■ **DATASET CONTENT**
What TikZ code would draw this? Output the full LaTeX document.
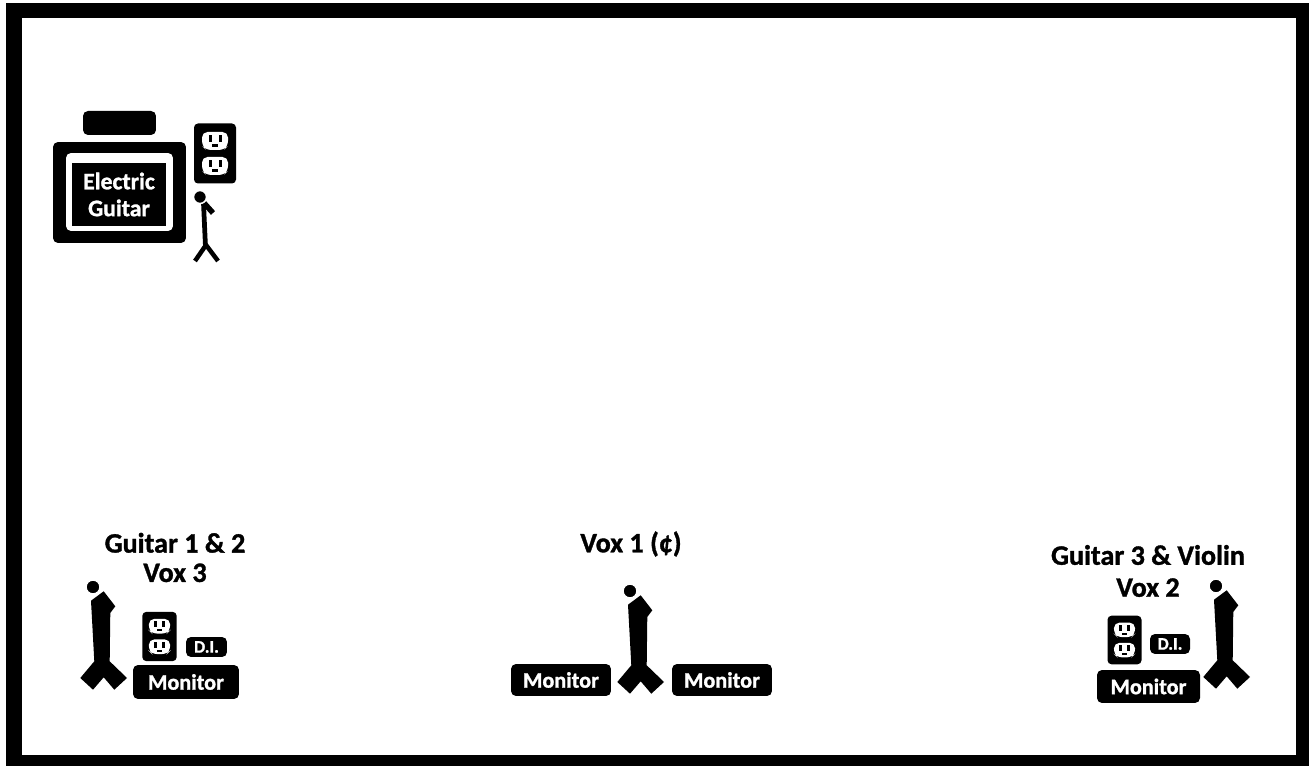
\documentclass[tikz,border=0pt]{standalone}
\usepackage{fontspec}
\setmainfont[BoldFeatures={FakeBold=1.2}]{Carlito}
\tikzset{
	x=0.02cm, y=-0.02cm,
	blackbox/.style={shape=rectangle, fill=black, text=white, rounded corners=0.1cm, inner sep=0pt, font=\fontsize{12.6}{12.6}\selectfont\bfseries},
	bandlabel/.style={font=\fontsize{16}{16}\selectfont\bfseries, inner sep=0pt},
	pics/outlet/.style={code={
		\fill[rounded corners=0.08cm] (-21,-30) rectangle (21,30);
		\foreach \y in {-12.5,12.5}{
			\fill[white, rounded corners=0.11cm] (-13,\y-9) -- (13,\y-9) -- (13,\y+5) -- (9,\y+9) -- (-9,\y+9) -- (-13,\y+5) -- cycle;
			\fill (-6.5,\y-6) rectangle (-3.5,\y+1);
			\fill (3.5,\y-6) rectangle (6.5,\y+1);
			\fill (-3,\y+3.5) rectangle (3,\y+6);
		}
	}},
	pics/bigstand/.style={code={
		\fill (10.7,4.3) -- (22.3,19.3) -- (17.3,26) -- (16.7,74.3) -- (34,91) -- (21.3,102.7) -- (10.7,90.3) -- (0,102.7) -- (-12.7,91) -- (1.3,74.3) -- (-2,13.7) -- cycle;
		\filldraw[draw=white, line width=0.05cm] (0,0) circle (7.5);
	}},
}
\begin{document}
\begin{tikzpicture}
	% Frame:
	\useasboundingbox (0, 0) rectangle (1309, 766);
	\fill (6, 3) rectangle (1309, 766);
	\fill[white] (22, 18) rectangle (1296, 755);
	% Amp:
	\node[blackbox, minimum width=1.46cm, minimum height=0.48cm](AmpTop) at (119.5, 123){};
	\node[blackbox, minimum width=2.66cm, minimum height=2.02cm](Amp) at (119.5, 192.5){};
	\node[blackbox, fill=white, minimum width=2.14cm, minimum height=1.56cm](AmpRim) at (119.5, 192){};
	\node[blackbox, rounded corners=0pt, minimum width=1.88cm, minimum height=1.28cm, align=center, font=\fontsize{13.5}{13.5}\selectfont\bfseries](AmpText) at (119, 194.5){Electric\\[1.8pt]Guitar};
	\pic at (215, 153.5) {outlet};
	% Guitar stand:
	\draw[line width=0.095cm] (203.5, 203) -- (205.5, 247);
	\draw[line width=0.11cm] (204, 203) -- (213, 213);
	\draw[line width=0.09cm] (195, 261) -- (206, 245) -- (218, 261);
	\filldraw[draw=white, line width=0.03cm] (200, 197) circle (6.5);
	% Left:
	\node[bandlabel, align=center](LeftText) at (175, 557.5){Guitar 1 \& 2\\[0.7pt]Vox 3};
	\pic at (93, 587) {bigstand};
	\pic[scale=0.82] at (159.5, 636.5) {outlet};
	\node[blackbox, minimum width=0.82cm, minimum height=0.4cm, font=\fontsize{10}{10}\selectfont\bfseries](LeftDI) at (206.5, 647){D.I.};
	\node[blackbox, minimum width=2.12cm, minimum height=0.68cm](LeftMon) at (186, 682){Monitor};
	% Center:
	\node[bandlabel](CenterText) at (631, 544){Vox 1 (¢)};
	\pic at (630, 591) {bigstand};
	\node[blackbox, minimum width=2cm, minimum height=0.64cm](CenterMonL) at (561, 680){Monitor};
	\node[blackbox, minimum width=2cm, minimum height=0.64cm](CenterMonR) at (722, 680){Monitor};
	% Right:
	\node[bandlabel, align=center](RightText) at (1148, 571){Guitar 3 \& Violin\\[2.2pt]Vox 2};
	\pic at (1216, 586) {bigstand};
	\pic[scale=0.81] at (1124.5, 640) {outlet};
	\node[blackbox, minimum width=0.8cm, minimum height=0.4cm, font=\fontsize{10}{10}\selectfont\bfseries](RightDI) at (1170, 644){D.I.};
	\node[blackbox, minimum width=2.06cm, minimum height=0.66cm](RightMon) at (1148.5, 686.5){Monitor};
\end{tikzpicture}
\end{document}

■ **YOUR OBJECTIVE**
Tally the lines above that contain the word "code", and reply with only the number.

■ **CORRECT RESULT**
3